Code that draws figures:
--------------------------------------------------
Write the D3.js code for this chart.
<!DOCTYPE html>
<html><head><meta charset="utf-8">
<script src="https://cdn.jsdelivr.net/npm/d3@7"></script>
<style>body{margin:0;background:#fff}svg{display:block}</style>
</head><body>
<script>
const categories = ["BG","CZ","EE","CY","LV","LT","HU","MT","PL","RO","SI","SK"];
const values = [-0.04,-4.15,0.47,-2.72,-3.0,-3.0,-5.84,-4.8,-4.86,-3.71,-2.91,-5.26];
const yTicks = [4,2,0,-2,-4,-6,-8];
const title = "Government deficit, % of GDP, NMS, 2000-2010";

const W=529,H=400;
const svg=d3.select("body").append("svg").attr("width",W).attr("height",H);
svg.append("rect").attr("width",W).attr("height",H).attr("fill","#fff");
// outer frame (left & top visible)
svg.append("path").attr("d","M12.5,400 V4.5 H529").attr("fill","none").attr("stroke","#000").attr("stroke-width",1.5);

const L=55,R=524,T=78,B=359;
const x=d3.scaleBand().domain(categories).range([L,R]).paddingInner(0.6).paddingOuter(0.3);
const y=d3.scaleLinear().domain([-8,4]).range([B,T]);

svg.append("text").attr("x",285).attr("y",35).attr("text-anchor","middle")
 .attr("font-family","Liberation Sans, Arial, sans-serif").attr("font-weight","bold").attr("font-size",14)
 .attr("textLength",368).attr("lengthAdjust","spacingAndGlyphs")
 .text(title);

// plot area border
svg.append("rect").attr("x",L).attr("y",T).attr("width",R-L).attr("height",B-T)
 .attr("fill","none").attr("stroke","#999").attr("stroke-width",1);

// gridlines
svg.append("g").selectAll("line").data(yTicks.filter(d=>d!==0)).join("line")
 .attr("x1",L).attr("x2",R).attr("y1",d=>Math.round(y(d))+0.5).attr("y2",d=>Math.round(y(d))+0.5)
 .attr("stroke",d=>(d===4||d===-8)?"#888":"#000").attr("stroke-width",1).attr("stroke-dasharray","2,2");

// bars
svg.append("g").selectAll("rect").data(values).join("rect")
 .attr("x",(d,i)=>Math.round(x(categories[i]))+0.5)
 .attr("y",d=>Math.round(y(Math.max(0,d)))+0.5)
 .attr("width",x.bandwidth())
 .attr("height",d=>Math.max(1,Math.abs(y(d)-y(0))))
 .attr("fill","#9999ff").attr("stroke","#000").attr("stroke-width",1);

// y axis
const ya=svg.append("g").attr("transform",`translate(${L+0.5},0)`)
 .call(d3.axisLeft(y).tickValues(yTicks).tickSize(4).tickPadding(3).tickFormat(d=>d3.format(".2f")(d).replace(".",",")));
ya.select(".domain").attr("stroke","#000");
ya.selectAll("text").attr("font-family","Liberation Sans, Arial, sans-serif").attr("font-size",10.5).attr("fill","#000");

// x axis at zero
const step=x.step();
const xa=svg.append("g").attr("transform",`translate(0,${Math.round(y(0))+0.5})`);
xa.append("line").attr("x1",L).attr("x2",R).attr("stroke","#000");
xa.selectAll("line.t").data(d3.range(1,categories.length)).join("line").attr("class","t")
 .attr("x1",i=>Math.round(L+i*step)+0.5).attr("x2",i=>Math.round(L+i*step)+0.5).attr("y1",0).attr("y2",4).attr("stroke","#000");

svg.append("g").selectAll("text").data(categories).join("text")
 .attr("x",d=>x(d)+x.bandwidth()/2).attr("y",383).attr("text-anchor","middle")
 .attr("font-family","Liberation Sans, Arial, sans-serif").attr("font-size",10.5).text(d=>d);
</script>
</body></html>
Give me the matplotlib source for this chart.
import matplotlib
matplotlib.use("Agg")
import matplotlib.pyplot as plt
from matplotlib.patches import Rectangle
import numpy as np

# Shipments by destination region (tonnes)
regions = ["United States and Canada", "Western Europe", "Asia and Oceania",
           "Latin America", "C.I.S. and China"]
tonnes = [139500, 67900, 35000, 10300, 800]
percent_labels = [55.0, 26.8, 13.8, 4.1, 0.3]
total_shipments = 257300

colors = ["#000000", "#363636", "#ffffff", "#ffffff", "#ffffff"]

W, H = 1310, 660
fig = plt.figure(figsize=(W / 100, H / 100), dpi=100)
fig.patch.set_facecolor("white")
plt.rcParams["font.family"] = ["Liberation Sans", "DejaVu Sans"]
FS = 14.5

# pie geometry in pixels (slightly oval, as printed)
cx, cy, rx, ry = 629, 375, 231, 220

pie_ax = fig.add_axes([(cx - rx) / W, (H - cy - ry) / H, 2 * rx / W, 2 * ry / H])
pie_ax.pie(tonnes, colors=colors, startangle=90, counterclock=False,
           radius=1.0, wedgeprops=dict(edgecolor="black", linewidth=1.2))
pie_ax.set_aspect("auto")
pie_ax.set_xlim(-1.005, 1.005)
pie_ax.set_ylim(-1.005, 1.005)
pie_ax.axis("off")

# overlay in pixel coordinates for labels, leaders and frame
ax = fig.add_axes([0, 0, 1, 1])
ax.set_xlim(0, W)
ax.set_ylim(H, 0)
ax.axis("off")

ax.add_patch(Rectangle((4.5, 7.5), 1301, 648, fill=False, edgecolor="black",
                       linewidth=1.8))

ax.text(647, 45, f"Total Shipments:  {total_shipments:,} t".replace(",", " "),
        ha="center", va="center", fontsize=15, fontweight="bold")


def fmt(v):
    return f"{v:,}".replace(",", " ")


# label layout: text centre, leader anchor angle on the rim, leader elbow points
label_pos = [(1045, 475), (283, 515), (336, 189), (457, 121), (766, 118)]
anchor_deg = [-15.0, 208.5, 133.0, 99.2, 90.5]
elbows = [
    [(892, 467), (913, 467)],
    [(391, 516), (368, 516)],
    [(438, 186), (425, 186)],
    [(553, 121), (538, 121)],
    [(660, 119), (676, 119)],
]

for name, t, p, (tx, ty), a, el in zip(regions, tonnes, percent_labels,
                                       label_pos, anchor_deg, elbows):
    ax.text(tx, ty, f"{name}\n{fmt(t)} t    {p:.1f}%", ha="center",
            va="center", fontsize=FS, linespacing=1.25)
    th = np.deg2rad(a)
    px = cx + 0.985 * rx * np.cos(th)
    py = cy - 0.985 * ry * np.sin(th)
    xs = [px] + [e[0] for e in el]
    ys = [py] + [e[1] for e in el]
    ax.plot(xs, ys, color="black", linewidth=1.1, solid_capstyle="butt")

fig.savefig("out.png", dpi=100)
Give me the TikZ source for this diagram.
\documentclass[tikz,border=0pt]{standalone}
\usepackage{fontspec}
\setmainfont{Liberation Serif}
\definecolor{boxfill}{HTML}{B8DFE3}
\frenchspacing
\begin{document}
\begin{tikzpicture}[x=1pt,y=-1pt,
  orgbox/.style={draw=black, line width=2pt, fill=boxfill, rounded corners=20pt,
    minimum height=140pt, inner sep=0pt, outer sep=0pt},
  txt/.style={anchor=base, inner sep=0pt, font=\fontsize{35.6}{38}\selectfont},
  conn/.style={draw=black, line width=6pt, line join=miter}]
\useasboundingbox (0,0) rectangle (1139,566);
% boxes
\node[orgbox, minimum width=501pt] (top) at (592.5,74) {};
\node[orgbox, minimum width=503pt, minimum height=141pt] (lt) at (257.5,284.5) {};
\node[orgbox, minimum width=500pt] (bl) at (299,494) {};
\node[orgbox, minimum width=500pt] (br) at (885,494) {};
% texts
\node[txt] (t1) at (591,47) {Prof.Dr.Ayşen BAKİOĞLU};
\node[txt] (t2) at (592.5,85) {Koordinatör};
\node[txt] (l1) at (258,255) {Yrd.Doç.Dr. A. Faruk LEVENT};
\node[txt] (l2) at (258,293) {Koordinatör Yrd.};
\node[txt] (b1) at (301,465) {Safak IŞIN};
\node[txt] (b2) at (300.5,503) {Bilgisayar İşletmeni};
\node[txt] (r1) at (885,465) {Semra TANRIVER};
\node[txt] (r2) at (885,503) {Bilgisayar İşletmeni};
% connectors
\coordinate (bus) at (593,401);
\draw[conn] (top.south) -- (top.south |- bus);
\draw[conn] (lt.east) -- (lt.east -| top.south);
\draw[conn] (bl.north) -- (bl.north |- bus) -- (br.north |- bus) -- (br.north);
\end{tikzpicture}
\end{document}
--------------------------------------------------
** EXERCISE DIRECTIONS **
Starting at the line that contains "Give me the matplotlib source for this chart.", set down every line up to and including the line that contains "import numpy as np", exactly as given, and no other line.

** EXPECTED ANSWER **
Give me the matplotlib source for this chart.
import matplotlib
matplotlib.use("Agg")
import matplotlib.pyplot as plt
from matplotlib.patches import Rectangle
import numpy as np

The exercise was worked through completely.